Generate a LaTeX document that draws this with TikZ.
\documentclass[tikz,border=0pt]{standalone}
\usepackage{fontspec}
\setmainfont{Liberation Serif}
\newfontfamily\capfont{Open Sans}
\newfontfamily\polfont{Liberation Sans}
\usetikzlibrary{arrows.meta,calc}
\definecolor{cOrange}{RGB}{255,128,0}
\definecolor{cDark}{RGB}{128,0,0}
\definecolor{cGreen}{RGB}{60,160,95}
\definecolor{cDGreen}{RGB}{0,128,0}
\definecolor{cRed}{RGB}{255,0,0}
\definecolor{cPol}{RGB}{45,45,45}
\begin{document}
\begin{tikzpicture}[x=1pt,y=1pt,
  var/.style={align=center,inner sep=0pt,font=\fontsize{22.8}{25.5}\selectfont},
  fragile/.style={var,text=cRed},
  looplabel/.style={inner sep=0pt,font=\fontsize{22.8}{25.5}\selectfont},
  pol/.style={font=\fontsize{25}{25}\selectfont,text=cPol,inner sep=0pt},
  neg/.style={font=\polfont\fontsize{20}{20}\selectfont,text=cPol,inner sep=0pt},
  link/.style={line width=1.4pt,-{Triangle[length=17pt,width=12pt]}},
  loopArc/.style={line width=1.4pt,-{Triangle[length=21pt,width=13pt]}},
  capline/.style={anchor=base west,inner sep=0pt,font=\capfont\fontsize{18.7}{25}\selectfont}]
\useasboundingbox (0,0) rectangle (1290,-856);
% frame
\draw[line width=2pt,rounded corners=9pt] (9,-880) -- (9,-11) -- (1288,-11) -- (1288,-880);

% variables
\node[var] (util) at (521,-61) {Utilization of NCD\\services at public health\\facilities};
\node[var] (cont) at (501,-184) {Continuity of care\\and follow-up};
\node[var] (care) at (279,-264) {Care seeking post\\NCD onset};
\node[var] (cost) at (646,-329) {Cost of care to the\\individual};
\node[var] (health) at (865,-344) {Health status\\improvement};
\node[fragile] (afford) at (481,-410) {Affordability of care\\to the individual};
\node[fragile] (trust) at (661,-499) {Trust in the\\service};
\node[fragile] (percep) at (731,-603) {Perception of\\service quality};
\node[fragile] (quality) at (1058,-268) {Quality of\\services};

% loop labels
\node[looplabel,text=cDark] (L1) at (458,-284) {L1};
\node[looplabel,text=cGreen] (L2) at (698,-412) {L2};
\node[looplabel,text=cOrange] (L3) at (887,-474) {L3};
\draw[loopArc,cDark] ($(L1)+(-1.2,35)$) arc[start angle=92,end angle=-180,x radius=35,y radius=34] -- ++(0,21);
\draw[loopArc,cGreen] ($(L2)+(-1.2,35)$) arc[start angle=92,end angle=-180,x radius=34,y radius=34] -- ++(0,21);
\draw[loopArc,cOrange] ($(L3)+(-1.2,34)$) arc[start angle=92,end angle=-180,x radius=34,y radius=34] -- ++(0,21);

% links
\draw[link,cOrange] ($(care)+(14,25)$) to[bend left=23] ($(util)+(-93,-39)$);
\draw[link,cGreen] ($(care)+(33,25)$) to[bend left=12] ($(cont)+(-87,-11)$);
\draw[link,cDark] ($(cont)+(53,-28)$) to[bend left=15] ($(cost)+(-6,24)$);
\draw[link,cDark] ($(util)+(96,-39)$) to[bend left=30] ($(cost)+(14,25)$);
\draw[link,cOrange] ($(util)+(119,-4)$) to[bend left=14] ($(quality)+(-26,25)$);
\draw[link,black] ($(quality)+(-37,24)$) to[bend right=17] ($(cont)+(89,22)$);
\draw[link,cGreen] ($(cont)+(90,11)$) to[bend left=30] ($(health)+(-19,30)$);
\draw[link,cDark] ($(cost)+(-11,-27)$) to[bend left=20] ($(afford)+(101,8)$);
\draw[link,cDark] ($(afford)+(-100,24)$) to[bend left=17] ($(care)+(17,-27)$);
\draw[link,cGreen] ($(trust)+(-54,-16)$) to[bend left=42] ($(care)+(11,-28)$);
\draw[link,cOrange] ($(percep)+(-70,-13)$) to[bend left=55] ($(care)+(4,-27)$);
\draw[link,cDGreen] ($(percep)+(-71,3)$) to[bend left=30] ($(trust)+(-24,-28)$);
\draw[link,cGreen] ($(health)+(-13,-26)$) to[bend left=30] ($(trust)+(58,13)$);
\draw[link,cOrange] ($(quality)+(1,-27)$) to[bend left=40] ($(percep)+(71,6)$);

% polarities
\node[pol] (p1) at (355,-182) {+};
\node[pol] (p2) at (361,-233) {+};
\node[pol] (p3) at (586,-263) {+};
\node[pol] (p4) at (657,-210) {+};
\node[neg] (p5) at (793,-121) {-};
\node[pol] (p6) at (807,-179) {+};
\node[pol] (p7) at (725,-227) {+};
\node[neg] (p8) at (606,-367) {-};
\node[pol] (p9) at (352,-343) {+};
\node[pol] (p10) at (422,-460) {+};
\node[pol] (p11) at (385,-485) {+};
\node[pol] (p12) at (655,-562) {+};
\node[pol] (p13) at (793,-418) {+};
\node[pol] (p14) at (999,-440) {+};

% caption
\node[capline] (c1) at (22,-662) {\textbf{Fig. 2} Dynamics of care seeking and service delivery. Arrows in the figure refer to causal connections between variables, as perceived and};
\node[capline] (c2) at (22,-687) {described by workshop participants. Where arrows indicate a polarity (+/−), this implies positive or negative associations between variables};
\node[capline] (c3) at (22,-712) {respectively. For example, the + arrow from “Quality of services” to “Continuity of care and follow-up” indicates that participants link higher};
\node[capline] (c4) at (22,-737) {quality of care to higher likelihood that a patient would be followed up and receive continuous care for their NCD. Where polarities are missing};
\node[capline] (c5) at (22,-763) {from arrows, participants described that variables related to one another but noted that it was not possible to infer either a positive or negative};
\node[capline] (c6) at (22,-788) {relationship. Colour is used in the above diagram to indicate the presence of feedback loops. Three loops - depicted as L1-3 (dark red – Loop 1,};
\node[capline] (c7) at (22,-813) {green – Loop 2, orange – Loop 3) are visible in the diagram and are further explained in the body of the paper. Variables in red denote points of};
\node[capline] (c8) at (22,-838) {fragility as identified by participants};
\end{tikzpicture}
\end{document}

**Task to complete:** Set down, exactly as written, each line of the data from its opening line through the one containing "(1288,-11) -- (1288,-880);". Output nothing more.

**Answer in full:**
Generate a LaTeX document that draws this with TikZ.
\documentclass[tikz,border=0pt]{standalone}
\usepackage{fontspec}
\setmainfont{Liberation Serif}
\newfontfamily\capfont{Open Sans}
\newfontfamily\polfont{Liberation Sans}
\usetikzlibrary{arrows.meta,calc}
\definecolor{cOrange}{RGB}{255,128,0}
\definecolor{cDark}{RGB}{128,0,0}
\definecolor{cGreen}{RGB}{60,160,95}
\definecolor{cDGreen}{RGB}{0,128,0}
\definecolor{cRed}{RGB}{255,0,0}
\definecolor{cPol}{RGB}{45,45,45}
\begin{document}
\begin{tikzpicture}[x=1pt,y=1pt,
  var/.style={align=center,inner sep=0pt,font=\fontsize{22.8}{25.5}\selectfont},
  fragile/.style={var,text=cRed},
  looplabel/.style={inner sep=0pt,font=\fontsize{22.8}{25.5}\selectfont},
  pol/.style={font=\fontsize{25}{25}\selectfont,text=cPol,inner sep=0pt},
  neg/.style={font=\polfont\fontsize{20}{20}\selectfont,text=cPol,inner sep=0pt},
  link/.style={line width=1.4pt,-{Triangle[length=17pt,width=12pt]}},
  loopArc/.style={line width=1.4pt,-{Triangle[length=21pt,width=13pt]}},
  capline/.style={anchor=base west,inner sep=0pt,font=\capfont\fontsize{18.7}{25}\selectfont}]
\useasboundingbox (0,0) rectangle (1290,-856);
% frame
\draw[line width=2pt,rounded corners=9pt] (9,-880) -- (9,-11) -- (1288,-11) -- (1288,-880);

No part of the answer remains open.